The Trie uses a node-based structure where each node stores a character and a dynamic list of children. The class itself represents both the root container and all nodes in the structure.

Node Structure

Each node contains:

• char val
  The character represented by this node. Ordinary characters represent intermediate steps of a word.
  The special character '#' is used as an end-of-word marker. Whenever a word finishes, a final child node with value '#' is inserted to mark termination.

• std::vector<Trie*> children
  A dynamic list of pointers to child nodes. Children are searched linearly. This avoids assumptions about a fixed alphabet and allows arbitrary characters.

Root Node

The public constructor:

• Trie()
  Initializes the root as an empty container node with val = '#' by convention, but this root '#' is not an end-of-word marker.

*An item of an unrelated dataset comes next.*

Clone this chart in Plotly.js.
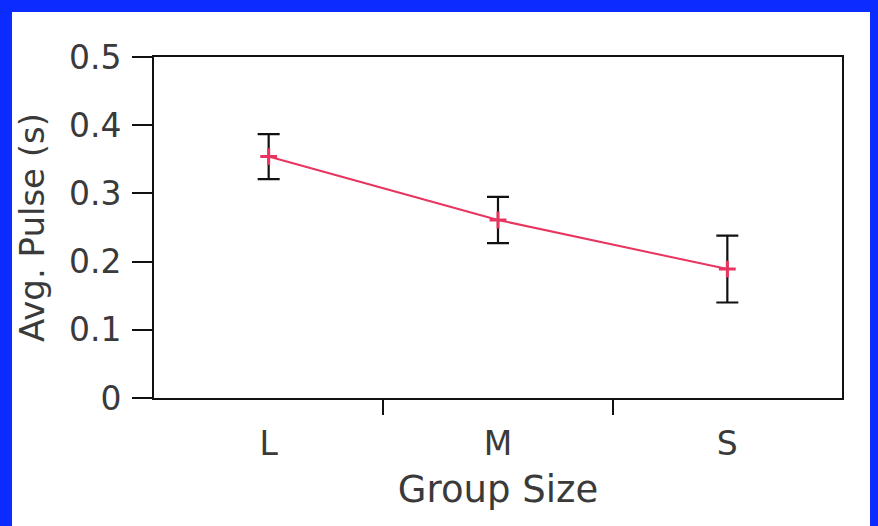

It simply acts as the entry point of the structure and as the presence of the empty word that is always in the Trie.

More on the available operations

Constructors and Destructors

• Trie()
  Builds the root node.

• Trie(char init) (private)
  Creates a node representing a character in a word.

• ~Trie()
  Recursively frees all dynamically allocated children.

Public Interface

The class exposes the following operations for interacting with the Trie:

• void insert(std::string entry)
  Inserts a word into the structure and records its end using a '#' node.

• bool search(std::string toSearch)
  Checks whether a complete word is stored in the Trie.

• void erase(std::string toDelete)
  Removes a word from the Trie if it exists.

• bool isPrefixIn(std::string prefixToFind)
  Determines whether a given prefix is present.

• int count(std::string prefixToCount)
  Counts the number of words that share the given prefix.

Private Helpers

Two internal mechanisms support the public interface:

• bool eraseRecursive(std::string toDelete)
  Handles recursive deletion and node cleanup.

• Trie* prefix(std::string prefixToSearch)
  Finds the node where traversal of the prefix ends, or returns nullptr.

Possible Improvements

• Add an iterator to traverse all stored words in lexicographical order.
• Implement a memory-efficient version using a compressed trie (radix tree / Patricia trie).
• Support wildcard searches (e.g., patterns with ? or *).
• Add functionality to list all words with a given prefix.
• Add persistence by saving/loading the trie to/from a file.
• Replace raw pointers with smart pointers (std::unique_ptr) for safer memory management.
• Add thread-safe operations using mutexes if used in concurrent contexts.
• Optimize the children structure using arrays, std::unordered_map, or bitsets depending on the charset.
• Add benchmarks to compare performance with other dictionary data structures.
• Improve testing coverage with edge cases and randomized fuzz tests.